Film History

Film History is a 10 class, 10-week course that provides an overview of major American film movements since 1927. Beginning with the transition to sound, students will be exposed to important films, filmmakers, and genres, and will learn techniques for discussing and interpreting films as cultural artifacts, products of industry, and works of art.

The ability to provide knowledgeable opinions about great movies is an underrated and overlooked skill that will help actors pursue and sustain a career in film and television. The entertainment industry is an industry of film buffs. From Hollywood executives to do-it-yourself indie crews, a common denominator is a passion for great filmmaking. Beyond just names, titles, and dates, this class will give students the tools to intelligently discuss cinema, whether at auditions, interviews, in rehearsal, or on set. Having shared references and a common language of appreciation can go a long way in such a competitive industry. Also, simply put, experiencing and appreciating great art is a tremendous source of creative inspiration.

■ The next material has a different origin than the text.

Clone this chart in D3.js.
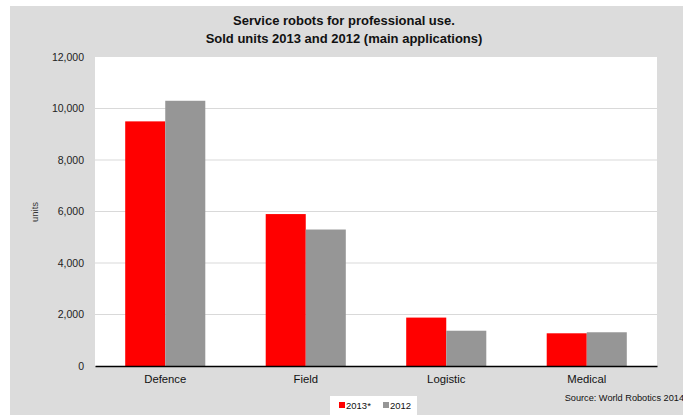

Each week, students will be assigned a film to watch outside of class, to be discussed and analyzed the following week as a group. Discussions will consider films in their historical contexts, while also focusing on questions of style and form. Basic concepts of filmmaking – cinematography, editing, sound, special effects – will be examined. Assigned films have included Casablanca (1942), On the Waterfront (1954), Bonnie and Clyde (1967), Taxi Driver (1976), and Do the Right Thing (1989). Lectures will make heavy use of clips, to provide an introduction to as many relevant films, filmmakers, and filmmaking techniques as possible.

Historical units will include the classical Hollywood studio system, the 1970’s “Hollywood Renaissance,” and the rise of independent filmmaking in the 80s and 90s. Perhaps of most relevance to the aspiring actor, the final two lectures will examine the industry as it stands today, from both an indie and blockbuster perspective.

In addition to outside screenings, students taking Film History will be assigned weekly readings, two short quizzes, and a final presentation.

Film History is a prerequisite for Business I and Business II.

Jeff Richardson( Film History: )

Jeff received a BA in Film & Television from the University of Michigan, and an MA in Cinema Studies from New York University. He is a full-time staff member at New York University’s Department of Cinema Studies, where he has helped organize numerous international conferences and film screenings. Jeff’s major interests in the field of cinema include exhibition history, road movies, and the James Bond film series. He lives in Brooklyn with his wife and cat and is thrilled to be teaching Film History at the Maggie Flanigan Studio.


  • The Film History course is a great (and necessary) resource for all actors. Jeff, the teacher, is not only passionate about the subject he teaches but provides a safe space to discuss, ask questions or even make suggestions about topics to cover in class. This class exposed me to legendary actors and directors from the past and present, as well as smaller filmmakers making strides in independent films.